Today's hearing is about the Consumer Product Safety Improvement Act or "CPSIA." This legislation was truly a landmark in efforts to improve consumer product safety. It was the first reauthorization of the CPSC in seventeen years, and it modernized and strengthened the agency in many different and meaningful ways.

While CPSIA has many virtues, there are some unintended consequences of the law, as well. We have a responsibility to the American public to review those specific provisions of the law that have proven to be problematic and to fix them. Admittedly, it's a careful balancing act, and we have to be certain -- as the old saying goes -- not to throw the baby out with the bath water.

For thousands of businesses, who strive to be responsible, "let's do what's best for consumers" -- CPSIA has consumed an inordinate amount of their time trying to understand how each new regulation and standard will affect them. Unfortunately, many have gone out of business, attributing their demise to some of the burdens of compliance with the many provisions of the new law. We need to strike a careful balance. As a nation, we simply cannot afford to lose jobs or stifle innovation because of unnecessary regulations.

Frankly, many businesses never even heard about this law until well after it was enacted. Most were shocked to learn of the onerous requirements it would impose on them if they manufactured or sold any "children's product" -- even though they had never done anything wrong and never had a single product recall.
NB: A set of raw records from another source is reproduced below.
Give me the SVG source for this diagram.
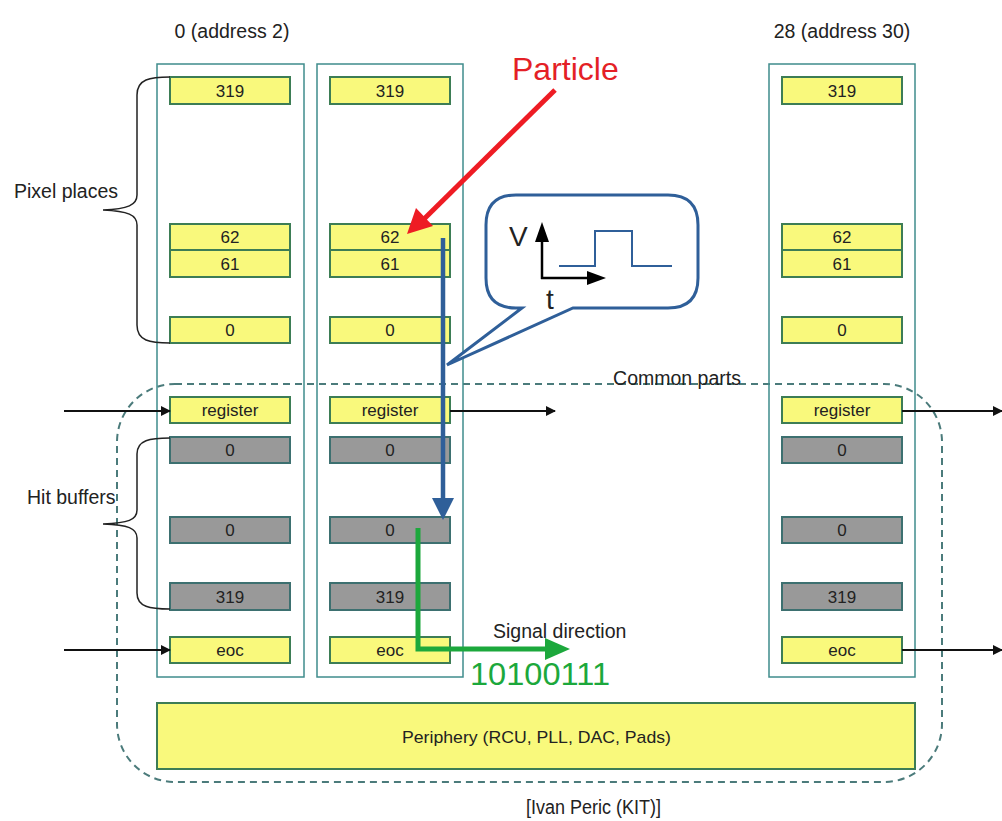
<svg xmlns="http://www.w3.org/2000/svg" width="1002" height="821" viewBox="0 0 1002 821">
<style>
text{font-family:"Liberation Sans",Arial,sans-serif;fill:#222}
.col{fill:none;stroke:#3f8c8c;stroke-width:1.5}
.y{fill:#f9f97c;stroke:#3d7d55;stroke-width:2}
.g{fill:#999999;stroke:#3d7070;stroke-width:2}
.c{font-size:17px;text-anchor:middle}
.lbl{font-size:19.5px}
.blk{stroke:#111;stroke-width:2;fill:none}
.brace{stroke:#222;stroke-width:1.5;fill:none}
</style>
<defs>
<marker id="ab" markerWidth="10" markerHeight="10" refX="9" refY="5" orient="auto" markerUnits="userSpaceOnUse"><path d="M0,0 L10,5 L0,10 Z" fill="#111"/></marker>
</defs>
<rect width="1002" height="821" fill="#fff"/>
<g id="dashed-common">
<rect x="117" y="384" width="825" height="398" rx="58" fill="none" stroke="#4b7b7b" stroke-width="2" stroke-dasharray="7,5"/>
<text class="lbl" x="677" y="385" text-anchor="middle">Common parts</text>
</g>
<g id="headers">
<text class="lbl" x="232" y="38" text-anchor="middle">0 (address 2)</text>
<text class="lbl" x="842" y="38" text-anchor="middle">28 (address 30)</text>
</g>
<g id="col0">
<rect class="col" x="157" y="64" width="147" height="613"/>
<rect class="y" x="170" y="77" width="120" height="27"/><text class="c" x="230" y="97">319</text>
<rect class="y" x="170" y="224" width="120" height="26"/><text class="c" x="230" y="243">62</text>
<rect class="y" x="170" y="250" width="120" height="27"/><text class="c" x="230" y="270">61</text>
<rect class="y" x="170" y="317" width="120" height="26"/><text class="c" x="230" y="336">0</text>
<rect class="y" x="170" y="397" width="120" height="26"/><text class="c" x="230" y="416">register</text>
<rect class="g" x="170" y="437" width="120" height="26"/><text class="c" x="230" y="456">0</text>
<rect class="g" x="170" y="517" width="120" height="26"/><text class="c" x="230" y="536">0</text>
<rect class="g" x="170" y="583" width="120" height="27"/><text class="c" x="230" y="603">319</text>
<rect class="y" x="170" y="637" width="120" height="26"/><text class="c" x="230" y="656">eoc</text>
</g>
<g id="col1">
<rect class="col" x="317" y="64" width="146" height="613"/>
<rect class="y" x="330" y="77" width="120" height="27"/><text class="c" x="390" y="97">319</text>
<rect class="y" x="330" y="224" width="120" height="26"/><text class="c" x="390" y="243">62</text>
<rect class="y" x="330" y="250" width="120" height="27"/><text class="c" x="390" y="270">61</text>
<rect class="y" x="330" y="317" width="120" height="26"/><text class="c" x="390" y="336">0</text>
<rect class="y" x="330" y="397" width="120" height="26"/><text class="c" x="390" y="416">register</text>
<rect class="g" x="330" y="437" width="120" height="26"/><text class="c" x="390" y="456">0</text>
<rect class="g" x="330" y="517" width="120" height="26"/><text class="c" x="390" y="536">0</text>
<rect class="g" x="330" y="583" width="120" height="27"/><text class="c" x="390" y="603">319</text>
<rect class="y" x="330" y="637" width="120" height="26"/><text class="c" x="390" y="656">eoc</text>
</g>
<g id="col28">
<rect class="col" x="769" y="64" width="146" height="613"/>
<rect class="y" x="782" y="77" width="120" height="27"/><text class="c" x="842" y="97">319</text>
<rect class="y" x="782" y="224" width="120" height="26"/><text class="c" x="842" y="243">62</text>
<rect class="y" x="782" y="250" width="120" height="27"/><text class="c" x="842" y="270">61</text>
<rect class="y" x="782" y="317" width="120" height="26"/><text class="c" x="842" y="336">0</text>
<rect class="y" x="782" y="397" width="120" height="26"/><text class="c" x="842" y="416">register</text>
<rect class="g" x="782" y="437" width="120" height="26"/><text class="c" x="842" y="456">0</text>
<rect class="g" x="782" y="517" width="120" height="26"/><text class="c" x="842" y="536">0</text>
<rect class="g" x="782" y="583" width="120" height="27"/><text class="c" x="842" y="603">319</text>
<rect class="y" x="782" y="637" width="120" height="26"/><text class="c" x="842" y="656">eoc</text>
</g>
<g id="periphery">
<rect class="y" x="157" y="703" width="758" height="66"/>
<text x="402" y="743" font-size="17" textLength="269" lengthAdjust="spacingAndGlyphs">Periphery (RCU, PLL, DAC, Pads)</text>
</g>
<g id="braces">
<path class="brace" d="M170,77 C150,77 137,79 137,95 L137,195 C137,205 128,209 103,210 C128,211 137,215 137,225 L137,325 C137,341 150,343 170,343"/>
<text class="lbl" x="14" y="198">Pixel places</text>
<path class="brace" d="M170,438 C150,438 137,440 137,454 L137,510 C137,520 128,523 103,524 C128,525 137,528 137,538 L137,593 C137,607 150,609 170,609"/>
<text class="lbl" x="27" y="504">Hit buffers</text>
</g>
<g id="bubble">
<path d="M516,195 L668,195 Q698,195 698,225 L698,278 Q698,308 668,308 L573,308 L447,365 L522,308 L516,308 Q486,308 486,278 L486,225 Q486,195 516,195 Z" fill="#fff" stroke="#2f5f99" stroke-width="3"/>
<line x1="542" y1="279" x2="542" y2="238" stroke="#000" stroke-width="2.5"/>
<path d="M542,222 L549,242 L535,242 Z" fill="#000"/>
<line x1="541" y1="278" x2="590" y2="278" stroke="#000" stroke-width="2.5"/>
<path d="M606,278 L587,285 L587,271 Z" fill="#000"/>
<path d="M559,266 L595,266 L595,231 L632,231 L632,266 L672,266" fill="none" stroke="#2f5f99" stroke-width="2"/>
<text x="509" y="246" font-size="28" fill="#000">V</text>
<text x="546" y="309" font-size="28" fill="#000">t</text>
</g>
<g id="connectors">
<line class="blk" x1="64" y1="411" x2="170" y2="411" marker-end="url(#ab)"/>
<line class="blk" x1="64" y1="650" x2="170" y2="650" marker-end="url(#ab)"/>
<line class="blk" x1="450" y1="411" x2="555" y2="411" marker-end="url(#ab)"/>
<line class="blk" x1="902" y1="411" x2="1002" y2="411" marker-end="url(#ab)"/>
<line class="blk" x1="902" y1="650" x2="1002" y2="650" marker-end="url(#ab)"/>
<line x1="555" y1="90" x2="422" y2="221" stroke="#ee1c24" stroke-width="5"/>
<path d="M407,234 L416,208 L433,226 Z" fill="#ee1c24"/>
<line x1="443" y1="238" x2="443" y2="502" stroke="#2f5f99" stroke-width="4.5"/>
<path d="M443,520 L432,498 L454,498 Z" fill="#2f5f99"/>
<path d="M418,528 L418,649 L548,649" fill="none" stroke="#1ca83c" stroke-width="5"/>
<path d="M570,649 L545,638 L545,660 Z" fill="#1ca83c"/>
</g>
<g id="labels">
<text x="512" y="80" font-size="32" style="fill:#e41f26">Particle</text>
<text class="lbl" x="493" y="638">Signal direction</text>
<text x="470" y="685" font-size="32" textLength="140" lengthAdjust="spacingAndGlyphs" style="fill:#1ca83c">10100111</text>
<text x="526" y="814" font-size="20" textLength="135" lengthAdjust="spacingAndGlyphs">[Ivan Peric (KIT)]</text>
</g>
</svg>
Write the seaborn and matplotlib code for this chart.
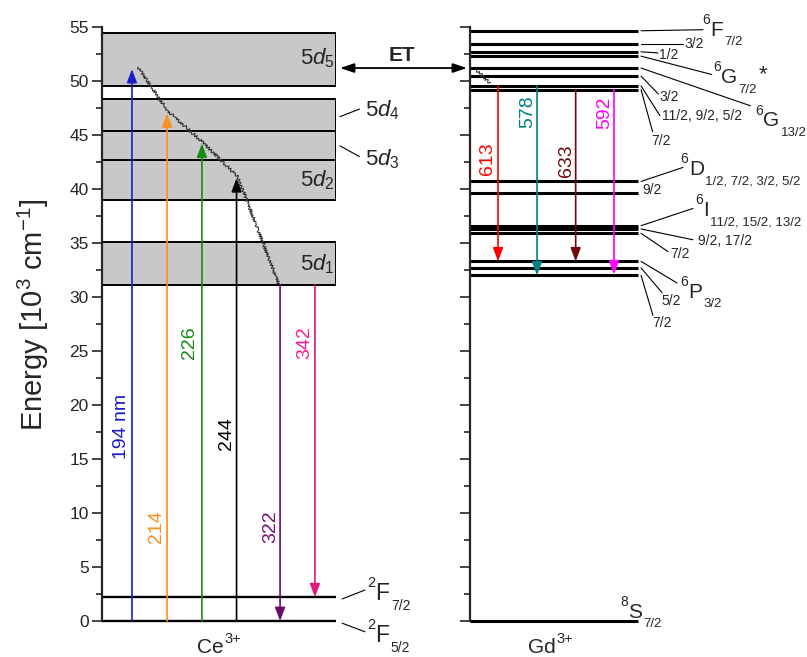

It began with the best of intentions. In 2007, the widely publicized toy recalls for violations of the existing lead paint standard gave way to a new prohibition on lead content in children's products. As interpreted by the Commission, this category goes far beyond just toys to cover sporting goods, library books, all-terrain vehicles, educational products, CDs, clothing and many other items.

The goal was a noble one: making products safer for our kids. But within just months of passage, both the Commission and the Congress realized that problems with the new law would need to be addressed. The Commission recently announced yet another stay of enforcement -- at least five now by my count -- that it deems necessary to avert potentially disastrous results. What's more, during the last Congress, numerous bills and legislative drafts were introduced -- including one by Mr. Barton -- to remedy some of the problems we already know about. I hope that our new members can quickly get up to speed on these issues, and -- working together -- we can come up with a common sense solution that's a win-win for everyone.

Today, the Commission has jurisdiction over literally thousands of different types of products. It's critically important that they should be able to prioritize their resources to address the products that pose the greatest risk to consumers.

As a mother, I have very strong, passionate feelings about protecting all children. But as a former small business owner, I know all too well how unnecessary regulations -- even well intentioned ones -- can destroy lives, too. This is a rare opportunity to put aside the differences that often divide this great body and put our heads together to make a good law even better.

It's up to us now. And, as we begin this important debate, I'm going to encourage everyone to remember what we all tell our own kids growing up: Keep your eye on the ball.

Mr. Butterfield, you are now up to bat.